Medicare+Choice
Plan Withdrawals Indicate Difficulty of Providing Choice While Achieving Savings Gao ID: HEHS-00-183 September 7, 2000Of 309 plans serving Medicare beneficiaries at the end of 1999, 99 plans terminated their contracts or reduced the number of counties they served for the 2000 contract year, and 118 have announced they will terminate their contracts or reduce service areas for the 2001 contract year. These withdrawals affected about 328,000 enrollees in 2000 and will affect nearly 1 million enrollees in 2001. A disproportionate number of enrollees live outside major urban areas. Some of these enrollees will have no other Medicare managed care option available and will either have to switch to a nonmanaged care option or return to traditional fee-for-service Medicare. Many plans have attracted beneficiaries who have lower-than-average expected health care costs, while Medicare+Choice payments are based on the expected cost of beneficiaries with health care needs. Many plans also reported that Medicare's payment rates substantially increased their own estimated costs of providing Medicare-covered benefits. The magnitude of rate increases needed to make participating in Medicare a sufficiently attractive business option for some plans may not be reasonable in light of countervailing pressures to make the Medicare program financially sustainable for the long term.

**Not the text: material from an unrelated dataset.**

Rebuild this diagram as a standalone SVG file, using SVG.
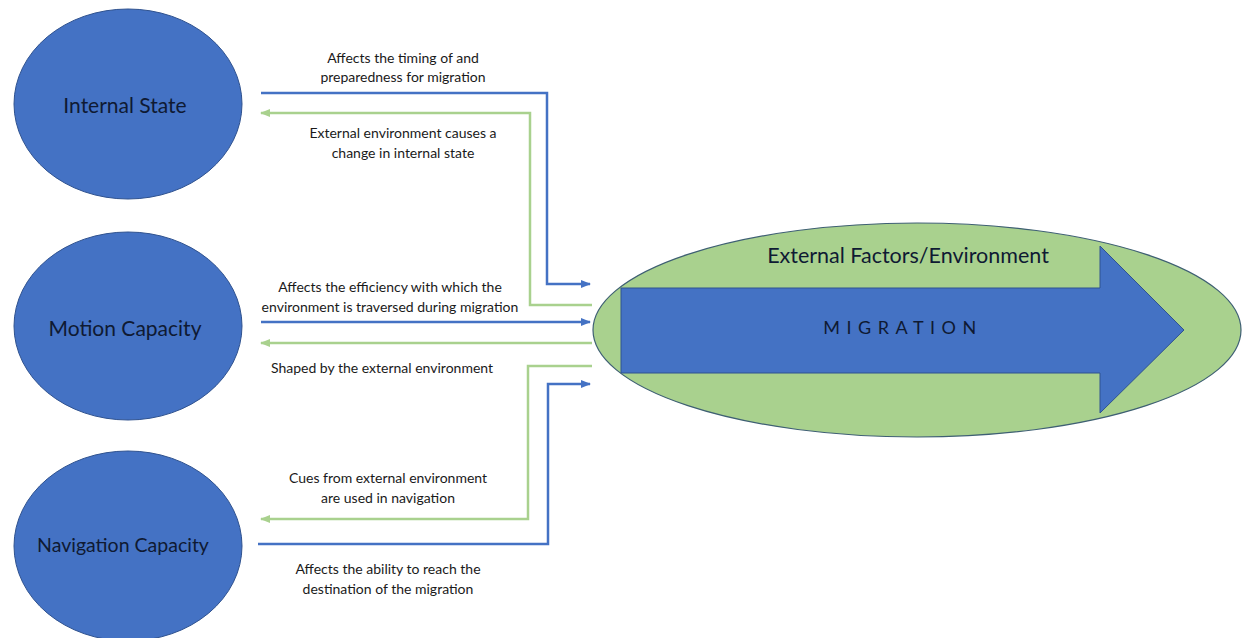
<svg xmlns="http://www.w3.org/2000/svg" width="1248" height="638" viewBox="0 0 1248 638">
  <defs>
    <style>
      .node { fill: #4472C4; stroke: #2F528F; stroke-width: 1; }
      .nlabel { font-family: Lato, "Liberation Sans", sans-serif; font-size: 21px; fill: #0f1a33; text-anchor: middle; dominant-baseline: central; }
      .clabel { font-family: Lato, "Liberation Sans", sans-serif; font-size: 14px; fill: #1a1a1a; text-anchor: middle; dominant-baseline: central; }
      .blue { fill: none; stroke: #4472C4; stroke-width: 2.5; marker-end: url(#ahBlue); }
      .green { fill: none; stroke: #A9D18E; stroke-width: 2.5; marker-end: url(#ahGreen); }
    </style>
    <marker id="ahBlue" viewBox="0 0 10 8" refX="9" refY="4" markerWidth="10" markerHeight="8" markerUnits="userSpaceOnUse" orient="auto">
      <path d="M0,0 L10,4 L0,8 z" fill="#4472C4"/>
    </marker>
    <marker id="ahGreen" viewBox="0 0 10 8" refX="9" refY="4" markerWidth="10" markerHeight="8" markerUnits="userSpaceOnUse" orient="auto">
      <path d="M0,0 L10,4 L0,8 z" fill="#A9D18E"/>
    </marker>
  </defs>
  <rect width="1248" height="638" fill="#ffffff"/>

  <g id="internal-state">
    <ellipse class="node" cx="128" cy="104" rx="114" ry="95"/>
    <text class="nlabel" x="125" y="104">Internal State</text>
  </g>
  <g id="motion-capacity">
    <ellipse class="node" cx="128" cy="326" rx="114" ry="94"/>
    <text class="nlabel" x="125" y="327">Motion Capacity</text>
  </g>
  <g id="navigation-capacity">
    <ellipse class="node" cx="128" cy="546" rx="114" ry="95"/>
    <text class="nlabel" x="123" y="544" style="font-size:19.5px">Navigation Capacity</text>
  </g>

  <g id="migration-environment">
    <ellipse cx="917" cy="330" rx="324" ry="107" fill="#A9D18E" stroke="#3E5F73" stroke-width="1.2"/>
    <path d="M621,288 H1100 V246 L1184,330 L1100,413 V373 H621 Z" fill="#4472C4" stroke="#2F528F" stroke-width="1"/>
    <text class="nlabel" x="908" y="255" style="font-size:21.5px">External Factors/Environment</text>
    <text class="nlabel" x="903" y="327" style="font-size:18px; letter-spacing:6.5px; fill:#0f1a33">MIGRATION</text>
  </g>

  <g id="connectors">
    <path class="blue" d="M261,93 H547 V284 H590"/>
    <path class="green" d="M592,305 H530 V113 H261"/>
    <path class="blue" d="M261,322 H590"/>
    <path class="green" d="M592,343 H261"/>
    <path class="green" d="M592,366 H528 V519 H261"/>
    <path class="blue" d="M258,544 H548 V384 H590"/>
  </g>

  <g id="connector-labels">
    <text class="clabel" x="403" y="57">Affects the timing of and</text>
    <text class="clabel" x="403" y="76">preparedness for migration</text>
    <text class="clabel" x="403" y="132">External environment causes a</text>
    <text class="clabel" x="403" y="152">change in internal state</text>
    <text class="clabel" x="390" y="286">Affects the efficiency with which the</text>
    <text class="clabel" x="390" y="306">environment is traversed during migration</text>
    <text class="clabel" x="382" y="367">Shaped by the external environment</text>
    <text class="clabel" x="388" y="477">Cues from external environment</text>
    <text class="clabel" x="388" y="497">are used in navigation</text>
    <text class="clabel" x="388" y="568">Affects the ability to reach the</text>
    <text class="clabel" x="388" y="588">destination of the migration</text>
  </g>
</svg>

GAO noted that: (1) of 309 plans serving Medicare beneficiaries at the end of 1999, 99 plans terminated their contracts or reduced the number of counties they served for the 2000 contract year, and 118 have announced they will terminate their contracts or reduce service areas for the 2001 contract year; (2) these withdrawals affected about 328,000 enrollees in 2000 and will affect almost 1 million enrollees in 2001; (3) the number of enrollees affected accounts for about 5 percent of Medicare Choice enrollees in 2000 and about 15 percent in 2001; (4) a disproportionate number of affected enrollees live outside of major urban areas; (5) a portion of these enrollees, approximately 79,000 in 2000 and 159,000 in 2001, will have no other Medicare managed care option available in their area and must either switch to a non-managed care option, if one is available in their area, or return to traditional fee-for-service (FFS) Medicare; (6) while a new private FFS plan has begun to offer services in many of the affected areas as an alternative to the traditional public FFS Health Care Financing Administration does not offer a prescription drug benefit; (7) in January 2000, Medicare Choice plans tended to withdraw from more difficult to serve rural counties or large urban areas that they had entered more recently or where they failed to attract sufficient enrollment; (8) in 2001, the trend is essentially the same for the service area reductions but somewhat different for the contract terminations, which involve some older, more established plans; (9) the pattern of Medicare Choice withdrawals shares common elements with plan participation in the similarly choice-based health insurance program for federal employees; (10) industry representatives contend that the Balanced Budget Act's (BBA) payment rate changes were too severe and that low Medicare payment rates are largely responsible for the plan withdrawals; (11) however, since the BBA was enacted, Medicare Choice payment rates have risen faster than per capita FFS spending; (12) in addition, many plans have attracted beneficiaries who have lower-than-average expected health care costs, while Medicare Choice payments are largely based on the expected cost of beneficiaries with average health care needs; and (13) it is unclear whether Medicare Choice payment rate increases would affect plans' participation decisions.